The boy was left on the bus after the driver dropped off other students at State Street Elementary School. The bus returned to bus the barn, leaving the child sitting for nearly 2 hours in the cold, empty bus.
Bobbe Kearns emailed 13 NEWS, saying her son got on the bus around 8:15 a.m. that morning. She tells us she received a call from State Street around 11:15 a.m., asking where her child was. When she told the caller her son got on the bus that morning, she was placed on hold.
“I’m sure you can imagine how I was panicking and freaking out. Grabbing our coats and getting ready to walk to the school. Finally they come back and tell me they found him.
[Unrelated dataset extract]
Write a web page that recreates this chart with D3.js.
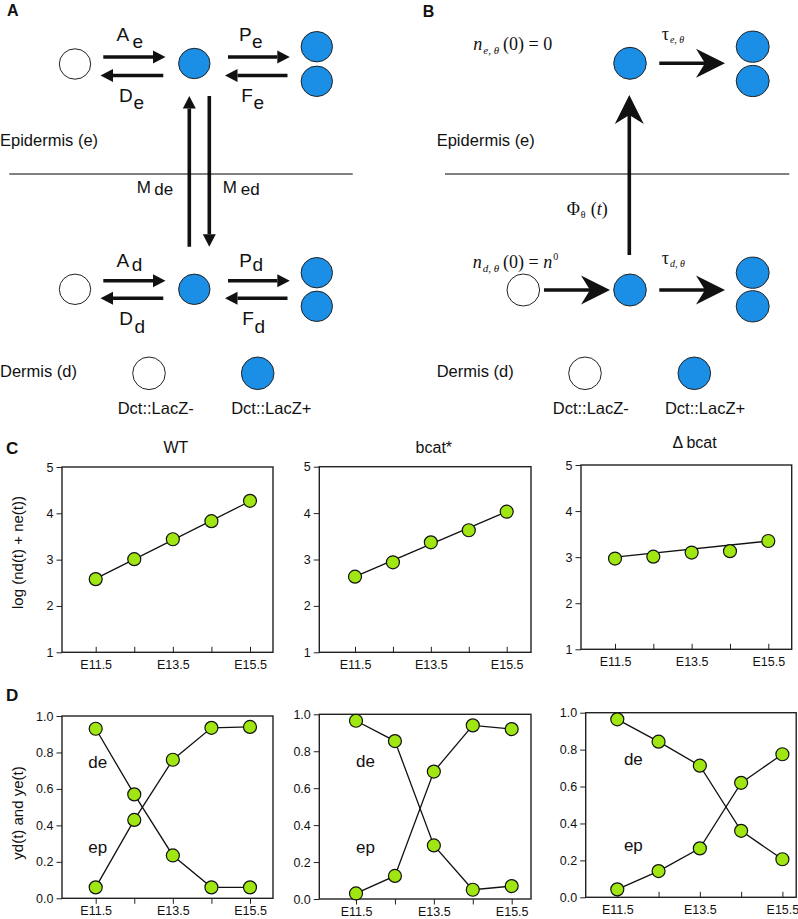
<!DOCTYPE html>
<html>
<head>
<meta charset="utf-8">
<script src="https://cdn.jsdelivr.net/npm/d3@7"></script>
<style>
  html, body { margin: 0; padding: 0; background: #fff; }
  svg { display: block; }
  text { font-family: "Liberation Sans", Arial, Helvetica, sans-serif; fill: #111; }
  .math { font-family: "Liberation Serif", "Times New Roman", serif; }
</style>
</head>
<body>
<svg id="fig" width="798" height="919"></svg>
<script>
// ---------------- DATA ----------------
const timepoints = ["E11.5", "E12.5", "E13.5", "E14.5", "E15.5"];
const xTickLabels = ["E11.5", "", "E13.5", "", "E15.5"];
const conditions = ["WT", "bcat*", "\u0394\u2009bcat"];

// Panel C: log (nd(t) + ne(t))
const totalWT    = [2.58, 3.01, 3.44, 3.83, 4.27];
const totalBcat  = [2.63, 2.94, 3.37, 3.63, 4.03];
const totalDbcat = [2.97, 3.01, 3.10, 3.13, 3.35];
// fitted straight lines (value at E11.5, value at E15.5)
const fitWT    = [2.59, 4.26];
const fitBcat  = [2.63, 4.03];
const fitDbcat = [3.00, 3.35];
const yTicksC = [1, 2, 3, 4, 5];

// Panel D: yd(t) and ye(t)
const deWT    = [0.93, 0.57, 0.235, 0.06, 0.06];
const epWT    = [0.06, 0.43, 0.76, 0.935, 0.94];
const deBcat  = [0.965, 0.855, 0.29, 0.05, 0.07];
const epBcat  = [0.03, 0.125, 0.69, 0.94, 0.92];
const deDbcat = [0.964, 0.843, 0.713, 0.36, 0.206];
const epDbcat = [0.043, 0.142, 0.265, 0.62, 0.775];
const yTicksD = [0, 0.2, 0.4, 0.6, 0.8, 1.0];
const seriesLabels = ["de", "ep"];

// ---------------- STYLE ----------------
const BLUE = "#1b8fe6";
const GREEN = "#9fe612";
const INK = "#111";
const SANS = "'Liberation Sans', Arial, Helvetica, sans-serif";

const svg = d3.select("#fig");

function txt(x, y, s, opt = {}) {
  const t = svg.append("text").attr("x", x).attr("y", y).text(s)
    .attr("font-size", opt.size || 16);
  if (opt.anchor) t.attr("text-anchor", opt.anchor);
  if (opt.weight) t.attr("font-weight", opt.weight);
  if (opt.cls) t.attr("class", opt.cls);
  if (opt.italic) t.attr("font-style", "italic");
  return t;
}

function cell(cx, cy, fill, rx = 15.7, ry = 15.2) {
  svg.append("ellipse").attr("cx", cx).attr("cy", cy).attr("rx", rx).attr("ry", ry)
    .attr("fill", fill).attr("stroke", "#222").attr("stroke-width", 1);
}

// simple arrow (panel A)
function arrowA(x1, y1, x2, y2) {
  const L = 12.5, W = 6.5;
  const ang = Math.atan2(y2 - y1, x2 - x1);
  const bx = x2 - L * Math.cos(ang), by = y2 - L * Math.sin(ang);
  svg.append("line").attr("x1", x1).attr("y1", y1).attr("x2", bx).attr("y2", by)
    .attr("stroke", INK).attr("stroke-width", 3.6);
  const px = -Math.sin(ang), py = Math.cos(ang);
  svg.append("path")
    .attr("d", `M${x2},${y2} L${bx + px * W},${by + py * W} L${bx - px * W},${by - py * W} Z`)
    .attr("fill", INK);
}

// stealth arrow (panel B)
function arrowB(x1, y1, x2, y2) {
  const L = 29, W = 14.5, N = 9;
  const ang = Math.atan2(y2 - y1, x2 - x1);
  const c = Math.cos(ang), s = Math.sin(ang);
  const px = -s, py = c;
  const bx = x2 - L * c, by = y2 - L * s;
  const nx = x2 - (L - N) * c, ny = y2 - (L - N) * s;
  svg.append("line").attr("x1", x1).attr("y1", y1).attr("x2", nx).attr("y2", ny)
    .attr("stroke", INK).attr("stroke-width", 3.6);
  svg.append("path")
    .attr("d", `M${x2},${y2} L${bx + px * W},${by + py * W} L${nx},${ny} L${bx - px * W},${by - py * W} Z`)
    .attr("fill", INK);
}

function hline(x1, x2, y) {
  svg.append("line").attr("x1", x1).attr("x2", x2).attr("y1", y).attr("y2", y)
    .attr("stroke", "#000").attr("stroke-width", 1);
}

// ---------------- PANEL A ----------------
txt(7, 16, "A", { size: 16, weight: "bold" });
// epidermis row
cell(75, 64, "#fff");
cell(194.3, 63.5, BLUE);
cell(316.8, 46.7, BLUE); cell(316.8, 81.3, BLUE);
arrowA(103.3, 57, 165.5, 57);
arrowA(163.3, 75.5, 100.5, 75.5);
arrowA(228, 57, 289.8, 57);
arrowA(287.5, 75.5, 225, 75.5);
txt(116.5, 40.7, "A", { size: 19 }); txt(132.5, 47.5, "e", { size: 19 });
txt(239, 40.7, "P", { size: 19 });   txt(252, 47.5, "e", { size: 19 });
txt(119, 101.7, "D", { size: 19 });  txt(133.5, 109.3, "e", { size: 19 });
txt(241.2, 101.7, "F", { size: 19 }); txt(253.5, 109.3, "e", { size: 19 });
// migration arrows
arrowA(189.3, 246.7, 189.3, 96);
arrowA(209.3, 96, 209.3, 246.7);
txt(0, 145.7, "Epidermis (e)", { size: 16.5 });
hline(9.3, 352.7, 174);
txt(136.7, 193.3, "M", { size: 17 }); txt(154.3, 194.5, "de", { size: 17 });
txt(222.7, 193.3, "M", { size: 17 }); txt(240.8, 194.5, "ed", { size: 17 });
// dermis row
cell(75, 289.3, "#fff");
cell(194.3, 289.3, BLUE);
cell(316.8, 272.7, BLUE); cell(316.8, 306.3, BLUE);
arrowA(103.3, 280.7, 165.5, 280.7);
arrowA(163.3, 298.3, 100.5, 298.3);
arrowA(228, 280.7, 289.8, 280.7);
arrowA(287.5, 298.3, 225, 298.3);
txt(116.5, 266.7, "A", { size: 19 }); txt(131.7, 270.7, "d", { size: 19 });
txt(239.3, 266.7, "P", { size: 19 }); txt(252.5, 270.7, "d", { size: 19 });
txt(119.3, 325, "D", { size: 19 });   txt(134.5, 333, "d", { size: 19 });
txt(242.2, 325, "F", { size: 19 });   txt(254.5, 333, "d", { size: 19 });
txt(0, 377.3, "Dermis (d)", { size: 16.5 });
cell(149, 373.3, "#fff", 16.3, 16.3);
cell(257.7, 373.3, BLUE, 16.3, 16.3);
txt(155.7, 413.5, "Dct::LacZ-", { size: 16.5, anchor: "middle" });
txt(271.3, 413.5, "Dct::LacZ+", { size: 16.5, anchor: "middle" });

// ---------------- PANEL B ----------------
txt(422.7, 16.7, "B", { size: 16, weight: "bold" });
// top row
{
  const t = txt(473.3, 50, "", { size: 18, cls: "math" });
  t.append("tspan").attr("font-style", "italic").text("n");
  t.append("tspan").attr("font-style", "italic").attr("font-size", 11).attr("dy", 3.5).attr("dx", 1).text("e, \u03b8");
  t.append("tspan").attr("dy", -3.5).attr("dx", 4).text("(0) = 0");
}
cell(630, 63.3, BLUE, 16.3, 16);
arrowB(659.3, 63.3, 725, 63.3);
{
  const t = txt(661.7, 40, "", { size: 18, cls: "math" });
  t.append("tspan").text("\u03c4");
  t.append("tspan").attr("font-style", "italic").attr("font-size", 10).attr("dy", 3).attr("dx", 1).text("e, \u03b8");
}
cell(752.7, 46.7, BLUE, 16.5, 15.6); cell(752.7, 81, BLUE, 16.5, 15.6);
arrowB(629.3, 255, 629.3, 95);
txt(436.7, 145.7, "Epidermis (e)", { size: 16.5 });
hline(445, 789.3, 174);
{
  const t = txt(566.7, 215, "", { size: 18, cls: "math" });
  t.append("tspan").text("\u03a6");
  t.append("tspan").attr("font-size", 10).attr("dy", 2.5).attr("dx", 1).text("\u03b8");
  t.append("tspan").attr("dy", -2.5).attr("dx", 5).text("(");
  t.append("tspan").attr("font-style", "italic").text("t");
  t.append("tspan").text(")");
}
// bottom row
{
  const t = txt(472.7, 268, "", { size: 18, cls: "math" });
  t.append("tspan").attr("font-style", "italic").text("n");
  t.append("tspan").attr("font-style", "italic").attr("font-size", 11).attr("dy", 3.5).attr("dx", 1).text("d, \u03b8");
  t.append("tspan").attr("dy", -3.5).attr("dx", 4).text("(0) = ");
  t.append("tspan").attr("font-style", "italic").text("n");
  t.append("tspan").attr("font-size", 10).attr("dy", -8).attr("dx", 1).text("0");
}
cell(523.3, 290, "#fff", 16.3, 16);
arrowB(544, 290, 610, 290);
cell(630, 290, BLUE, 16.3, 16);
arrowB(659.3, 290, 725, 290);
{
  const t = txt(661.7, 264, "", { size: 18, cls: "math" });
  t.append("tspan").text("\u03c4");
  t.append("tspan").attr("font-style", "italic").attr("font-size", 10).attr("dy", 3).attr("dx", 1).text("d, \u03b8");
}
cell(752.7, 272.7, BLUE, 16.5, 15.6); cell(752.7, 306.3, BLUE, 16.5, 15.6);
txt(436.7, 377.3, "Dermis (d)", { size: 16.5 });
cell(585, 373.3, "#fff", 16.3, 16.3);
cell(694.3, 373.3, BLUE, 16.3, 16.3);
txt(590.8, 413.5, "Dct::LacZ-", { size: 16.5, anchor: "middle" });
txt(705, 413.5, "Dct::LacZ+", { size: 16.5, anchor: "middle" });

// ---------------- PANELS C & D (charts) ----------------
function plot(box, yDomain, yTicks, yFmt, xTickIn) {
  const g = svg.append("g");
  const x = d3.scaleLinear().domain([1, timepoints.length])
    .range([box.x + box.padL, box.x + box.w - box.padR]);
  const y = d3.scaleLinear().domain(yDomain).range([box.y + box.h, box.y]);

  const xa = d3.axisBottom(x).tickValues(d3.range(1, timepoints.length + 1))
    .tickFormat((d, i) => xTickLabels[i])
    .tickSizeInner(xTickIn ? -5.5 : 5.5).tickSizeOuter(0)
    .tickPadding(xTickIn ? 7.5 : 2.5);
  const gx = g.append("g").attr("transform", `translate(0,${box.y + box.h})`).call(xa);
  gx.select(".domain").remove();
  gx.selectAll("text").attr("font-size", 12.5).attr("font-family", SANS).attr("fill", INK);
  gx.selectAll("line").attr("stroke", "#222").attr("stroke-width", 1);

  const ya = d3.axisLeft(y).tickValues(yTicks).tickFormat(d3.format(yFmt))
    .tickSizeInner(5.5).tickSizeOuter(0).tickPadding(3);
  const gy = g.append("g").attr("transform", `translate(${box.x},0)`).call(ya);
  gy.select(".domain").remove();
  gy.selectAll("text").attr("font-size", 12.5).attr("font-family", SANS).attr("fill", INK);
  gy.selectAll("line").attr("stroke", "#222").attr("stroke-width", 1);

  g.append("rect").attr("x", box.x).attr("y", box.y).attr("width", box.w).attr("height", box.h)
    .attr("fill", "none").attr("stroke", "#222").attr("stroke-width", 1.4);
  return { g, x, y };
}

function dots(p, vals) {
  p.g.append("g").selectAll("circle").data(vals).join("circle")
    .attr("cx", (d, i) => p.x(i + 1)).attr("cy", d => p.y(d)).attr("r", 6.5)
    .attr("fill", GREEN).attr("stroke", INK).attr("stroke-width", 1.2);
}

// Panel C
txt(6, 454, "C", { size: 17, weight: "bold" });
const boxesC = [
  { x: 62, y: 467, w: 211, h: 185.3, padL: 33.7, padR: 23 },
  { x: 319.3, y: 466.7, w: 211.7, h: 185.6, padL: 35.7, padR: 24.3 },
  { x: 581, y: 465, w: 210.7, h: 184.3, padL: 34, padR: 23.4 }
];
const totalsC = [totalWT, totalBcat, totalDbcat];
const fitsC = [fitWT, fitBcat, fitDbcat];
const titleY = [452.7, 452.7, 448.3];
boxesC.forEach((b, k) => {
  const p = plot(b, [1, 5], yTicksC, "d", true);
  p.g.append("line")
    .attr("x1", p.x(1)).attr("y1", p.y(fitsC[k][0]))
    .attr("x2", p.x(timepoints.length)).attr("y2", p.y(fitsC[k][1]))
    .attr("stroke", INK).attr("stroke-width", 1.3);
  dots(p, totalsC[k]);
  txt(b.x + b.padL + (b.w - b.padL - b.padR) / 2 + 3, titleY[k], conditions[k], { size: 16, anchor: "middle" });
});
svg.append("text").attr("transform", "translate(23,552.5) rotate(-90)")
  .attr("text-anchor", "middle").attr("font-size", 15).text("log (nd(t) + ne(t))");

// Panel D
txt(6, 701, "D", { size: 17, weight: "bold" });
const boxesD = [
  { x: 62, y: 716, w: 211, h: 182.3, padL: 33.7, padR: 23, tin: false, lx: 0.81 },
  { x: 319.3, y: 714.3, w: 211.7, h: 184.7, padL: 36.7, padR: 19.3, tin: false, lx: 1.0 },
  { x: 585.7, y: 712.7, w: 210.5, h: 184.6, padL: 31.6, padR: 13.8, tin: true, lx: 1.16 }
];
const deD = [deWT, deBcat, deDbcat];
const epD = [epWT, epBcat, epDbcat];
boxesD.forEach((b, k) => {
  const p = plot(b, [0, 1], yTicksD, ".1f", b.tin);
  const line = d3.line().x((d, i) => p.x(i + 1)).y(d => p.y(d));
  [deD[k], epD[k]].forEach(s => {
    p.g.append("path").attr("d", line(s)).attr("fill", "none")
      .attr("stroke", INK).attr("stroke-width", 1.3);
  });
  dots(p, deD[k]);
  dots(p, epD[k]);
  p.g.append("text").attr("x", p.x(b.lx)).attr("y", p.y(0.715)).attr("font-size", 17).text(seriesLabels[0]);
  p.g.append("text").attr("x", p.x(b.lx)).attr("y", p.y(0.25)).attr("font-size", 17).text(seriesLabels[1]);
});
svg.append("text").attr("transform", "translate(22.5,813) rotate(-90)")
  .attr("text-anchor", "middle").attr("font-size", 15).text("yd(t) and ye(t)");
</script>
</body>
</html>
He was still on the bus!!!!!”
Kansas Central School Bus says they have three steps in place after a driver is done with a route.
“We ask that they walk the bus when they’re done with their last pickup,” Love explained.
That never happened.
Then there is the second check.
“We expect the bus to be walked again when they return to the bus barn or the lot,” he added.
That didn’t happen either.
The third check is for a supervisor to walk the lot and make sure all the buses have the placard in the window.
The supervisor didn’t have a chance to walk the lot by time they figured out the child was missing.
“The lot was being walked, but we should have gotten out there sooner than what we did,” Love explained.
When the child was found, he was sleeping on the bus. They drove him back to the school were Kearns was waiting. She said he got off the bus smiling, and not hurt.
She writes, “There are so many what ifs that could have happened that by God’s grace, did not happen. I have to find a way to make sure this NEVER happens again to any child.”
“We’re reminding the location of what the expectation is. We’re reviewed their practice of when they’re getting out and double checking that each driver has walked the buses. They’re expected to,” said Love.
A para, or attendant, is also supposed to be on the bus to help with the children, but was absent that day.
Kansas Central says that’s the responsibility of the district.
When we asked the district why a substitute para wasn’t used, they didn’t reply, but spokesperson Misty Kruger sent this statement:
“This situation is unacceptable from our vendor. We are investigating the bus vendor's protocols with them and we have insisted that the bus driver is not serving any Topeka Public Schools students.
"When a student is absent from school, the classroom teacher takes attendance which is entered into the system, typically by the front office. The system runs a robocall that calls parents.”
As for the driver, Love says he was disciplined, but could not elaborate.